## start Provided information

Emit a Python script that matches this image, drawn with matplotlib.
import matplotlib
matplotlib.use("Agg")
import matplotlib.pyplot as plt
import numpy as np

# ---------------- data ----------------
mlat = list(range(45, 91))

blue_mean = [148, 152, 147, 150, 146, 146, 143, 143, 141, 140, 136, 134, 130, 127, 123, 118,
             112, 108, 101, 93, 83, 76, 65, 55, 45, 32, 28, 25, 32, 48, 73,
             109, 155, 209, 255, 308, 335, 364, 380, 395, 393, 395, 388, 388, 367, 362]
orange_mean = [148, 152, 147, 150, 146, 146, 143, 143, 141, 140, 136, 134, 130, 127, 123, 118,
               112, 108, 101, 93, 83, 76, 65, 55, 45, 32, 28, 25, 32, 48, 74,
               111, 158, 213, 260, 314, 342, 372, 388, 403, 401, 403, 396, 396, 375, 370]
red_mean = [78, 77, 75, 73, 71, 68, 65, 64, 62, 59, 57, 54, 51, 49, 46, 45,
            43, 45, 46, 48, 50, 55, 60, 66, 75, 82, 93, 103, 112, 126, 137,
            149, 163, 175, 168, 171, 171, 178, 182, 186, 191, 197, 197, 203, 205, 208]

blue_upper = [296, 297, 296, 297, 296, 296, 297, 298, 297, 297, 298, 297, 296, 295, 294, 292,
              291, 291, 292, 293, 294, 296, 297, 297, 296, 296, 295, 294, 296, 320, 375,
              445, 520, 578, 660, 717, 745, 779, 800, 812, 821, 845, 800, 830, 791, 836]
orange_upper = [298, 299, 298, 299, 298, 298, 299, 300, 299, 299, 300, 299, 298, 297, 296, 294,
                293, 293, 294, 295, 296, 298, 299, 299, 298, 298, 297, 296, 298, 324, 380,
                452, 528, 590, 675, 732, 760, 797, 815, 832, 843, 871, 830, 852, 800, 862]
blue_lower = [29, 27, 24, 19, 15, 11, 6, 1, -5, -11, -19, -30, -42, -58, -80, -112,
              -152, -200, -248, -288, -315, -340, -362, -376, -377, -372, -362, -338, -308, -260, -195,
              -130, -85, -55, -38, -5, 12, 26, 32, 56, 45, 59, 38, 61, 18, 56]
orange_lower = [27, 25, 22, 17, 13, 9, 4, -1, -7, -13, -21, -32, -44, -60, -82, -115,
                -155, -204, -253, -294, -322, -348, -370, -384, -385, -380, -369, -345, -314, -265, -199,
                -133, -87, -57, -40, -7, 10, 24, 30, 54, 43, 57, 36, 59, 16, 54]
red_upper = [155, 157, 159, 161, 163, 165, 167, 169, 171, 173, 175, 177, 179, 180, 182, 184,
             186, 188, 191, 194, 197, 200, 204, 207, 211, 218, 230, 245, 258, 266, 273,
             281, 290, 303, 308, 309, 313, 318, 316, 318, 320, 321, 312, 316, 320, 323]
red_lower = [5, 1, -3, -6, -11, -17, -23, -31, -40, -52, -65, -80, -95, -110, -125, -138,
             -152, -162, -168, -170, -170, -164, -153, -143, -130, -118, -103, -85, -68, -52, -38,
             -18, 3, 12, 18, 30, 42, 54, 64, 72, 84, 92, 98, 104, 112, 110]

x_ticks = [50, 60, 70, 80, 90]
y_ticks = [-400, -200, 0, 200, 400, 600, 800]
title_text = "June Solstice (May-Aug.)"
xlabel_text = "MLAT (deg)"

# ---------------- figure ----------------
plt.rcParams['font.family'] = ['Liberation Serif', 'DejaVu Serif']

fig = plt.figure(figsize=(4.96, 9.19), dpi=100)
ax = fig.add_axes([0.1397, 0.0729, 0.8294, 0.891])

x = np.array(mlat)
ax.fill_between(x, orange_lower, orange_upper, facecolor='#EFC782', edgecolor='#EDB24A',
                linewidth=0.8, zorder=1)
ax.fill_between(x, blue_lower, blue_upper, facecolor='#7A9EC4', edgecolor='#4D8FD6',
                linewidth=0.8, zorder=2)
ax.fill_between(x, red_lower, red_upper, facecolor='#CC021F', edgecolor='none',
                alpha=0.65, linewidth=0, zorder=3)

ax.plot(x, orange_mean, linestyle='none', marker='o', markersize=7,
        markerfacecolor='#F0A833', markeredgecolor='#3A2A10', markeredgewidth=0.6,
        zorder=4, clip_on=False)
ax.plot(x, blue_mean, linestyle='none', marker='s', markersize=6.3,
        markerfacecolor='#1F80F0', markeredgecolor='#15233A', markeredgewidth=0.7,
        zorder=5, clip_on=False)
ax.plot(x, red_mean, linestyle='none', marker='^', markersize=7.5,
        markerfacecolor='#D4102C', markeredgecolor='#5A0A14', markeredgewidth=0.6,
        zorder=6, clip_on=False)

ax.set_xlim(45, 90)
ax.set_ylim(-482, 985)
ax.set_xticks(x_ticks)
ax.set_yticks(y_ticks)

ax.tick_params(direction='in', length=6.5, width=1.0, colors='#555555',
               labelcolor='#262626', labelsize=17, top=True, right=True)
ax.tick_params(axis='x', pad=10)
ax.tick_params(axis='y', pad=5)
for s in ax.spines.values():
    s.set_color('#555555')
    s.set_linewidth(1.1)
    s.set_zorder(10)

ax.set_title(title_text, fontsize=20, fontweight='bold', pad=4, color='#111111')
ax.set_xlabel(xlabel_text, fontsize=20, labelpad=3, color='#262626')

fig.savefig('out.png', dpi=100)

## end Provided information
## start Provided information

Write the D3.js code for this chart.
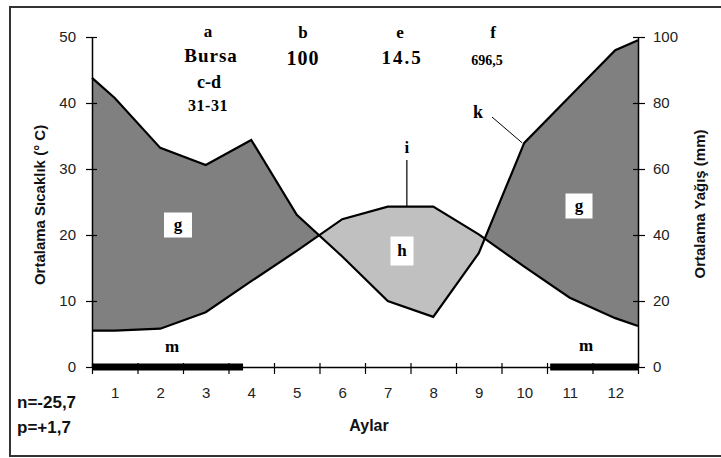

## end Provided information

* Given task: Retype verbatim the lines that run from the line containing "Emit a Python" to the line containing "203, 205, 208]", both inclusive, and no others.

* Task answer:
Emit a Python script that matches this image, drawn with matplotlib.
import matplotlib
matplotlib.use("Agg")
import matplotlib.pyplot as plt
import numpy as np

# ---------------- data ----------------
mlat = list(range(45, 91))

blue_mean = [148, 152, 147, 150, 146, 146, 143, 143, 141, 140, 136, 134, 130, 127, 123, 118,
             112, 108, 101, 93, 83, 76, 65, 55, 45, 32, 28, 25, 32, 48, 73,
             109, 155, 209, 255, 308, 335, 364, 380, 395, 393, 395, 388, 388, 367, 362]
orange_mean = [148, 152, 147, 150, 146, 146, 143, 143, 141, 140, 136, 134, 130, 127, 123, 118,
               112, 108, 101, 93, 83, 76, 65, 55, 45, 32, 28, 25, 32, 48, 74,
               111, 158, 213, 260, 314, 342, 372, 388, 403, 401, 403, 396, 396, 375, 370]
red_mean = [78, 77, 75, 73, 71, 68, 65, 64, 62, 59, 57, 54, 51, 49, 46, 45,
            43, 45, 46, 48, 50, 55, 60, 66, 75, 82, 93, 103, 112, 126, 137,
            149, 163, 175, 168, 171, 171, 178, 182, 186, 191, 197, 197, 203, 205, 208]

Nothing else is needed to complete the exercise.